Insisto en un hecho fundamental del castellano vigente: la decidida influencia del inglés. No se trata, solo, de contaminación o de préstamos en el discurso propio, sino de la oportunidad para conocer mejor nuestro idioma. Por ejemplo, a diferencia del inglés, en castellano, el verbo no necesita conjugarlo, anteponiendo el pronombre. Así, se pueden elegir una de estas tres formas: “yo pienso”, “pienso” o “pienso yo”, siempre, para el sujeto propio. Cada una de esas tres opciones permite un tono distinto. La tendencia actual, por mimetismo hacia el inglés, es la opción de “yo pienso”, lo que conduce a un énfasis exagerado en el sujeto.

Por definición etimológica, los “polos” son los extremos del eje de la Tierra o de cualquiera otra esfera y, por extensión, de cualquier volumen. Por tanto, son, solo dos. Por influencia del inglés, se acepta el solecismo de “bipolar”, que no deja de ser una torpe redundancia.

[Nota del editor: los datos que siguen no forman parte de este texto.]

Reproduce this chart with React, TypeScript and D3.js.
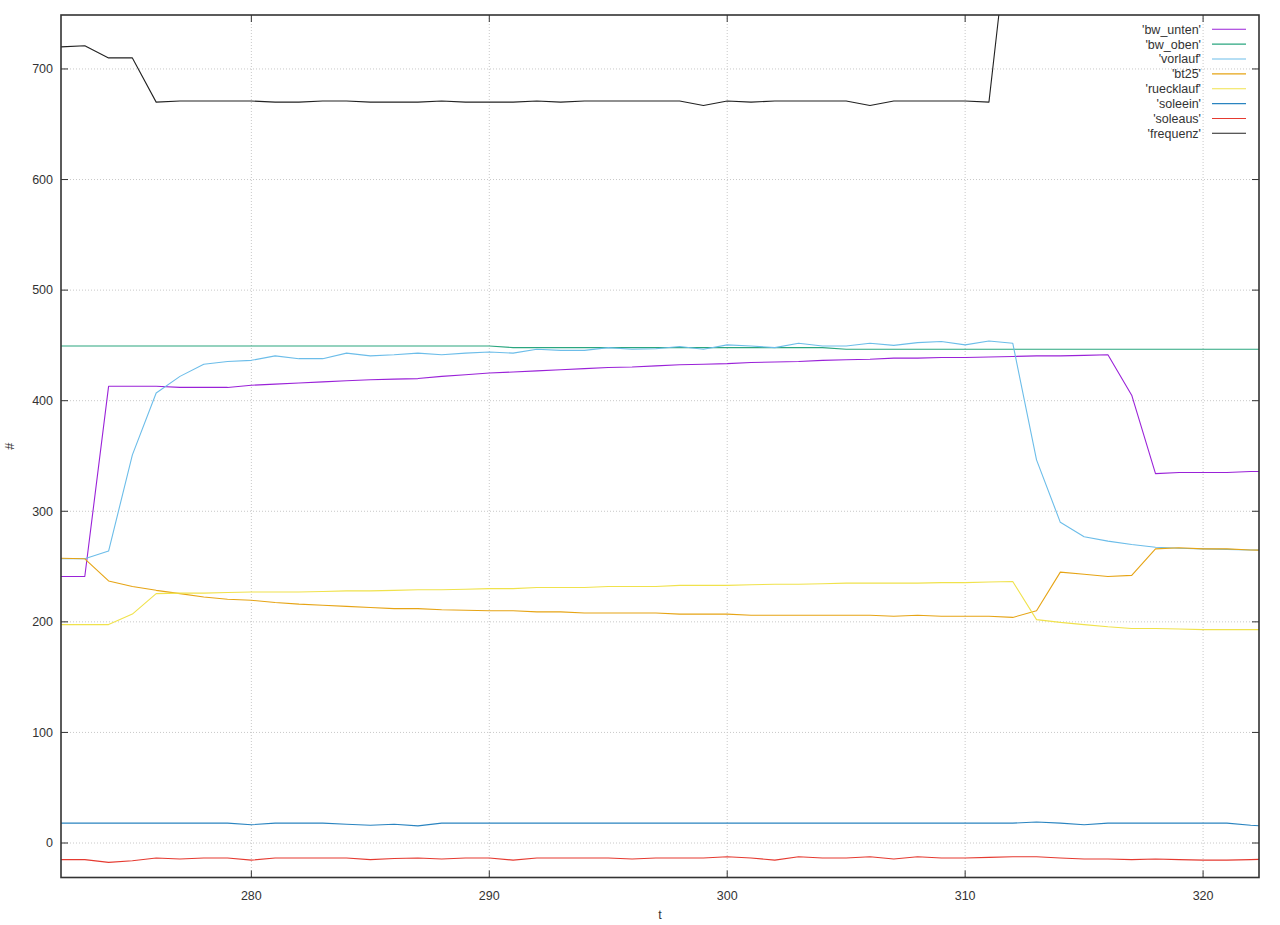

Se utiliza para contraponerlo a “multipolar” (= que tiene varios polos). Lo cual, en rigor, es otra incorrección. Pero, es igual, lo de “bipolar” y “multipolar” se han impuesto como parte de la jerga científica de hoy.

Otro peligro de la importación anglicana es el abuso de ciertos adverbios en -mente, como “exactamente, absolutamente, obviamente, básicamente”. Se encuentran en los escritos actuales de forma desmedida, como simple imitación inconsciente del inglés. Los angloparlantes manifiestan una verdadera obsesión de convencer al interlocutor, de alardear de conocimientos o de experiencia. La tacha se nos ha pegado a los españoles. Otra ilustración de lo mismo es el arbitrio de la expresión “en cualquier caso”, aunque, no se colija de qué casos se trata. Lo peor de la mímesis anglosajona es el apego a otras muletillas sin mucho sentido, como “en este sentido” o “de alguna forma”, perfectamente, prescindibles.

Aunque, nada como la reiteración del “yo diría”. Los angloparlantes se pegan a ella, una y otra vez, para rebajar el enunciado que sigue, para convenir un cierto aire de provisionalidad. Es decir, no desean parecer dominantes; prefieren pasar por tímidos o irresolutos. A los españoles no nos preocupan tales reparos.

Puede ser que, por razones que ignoro, a los españoles nos resulte muy arduo el propósito de hilar una narración, hacerla atractiva o creíble. De ahí, que nos aficionemos a la insólita expresión “en un momento determinado”, tan reiterada como inútil. Es evidente que todo sucede en un cierto momento y no en otro. Da la impresión de que el uso de las palabras es gratis, por lo que el derroche léxico está a la orden del día.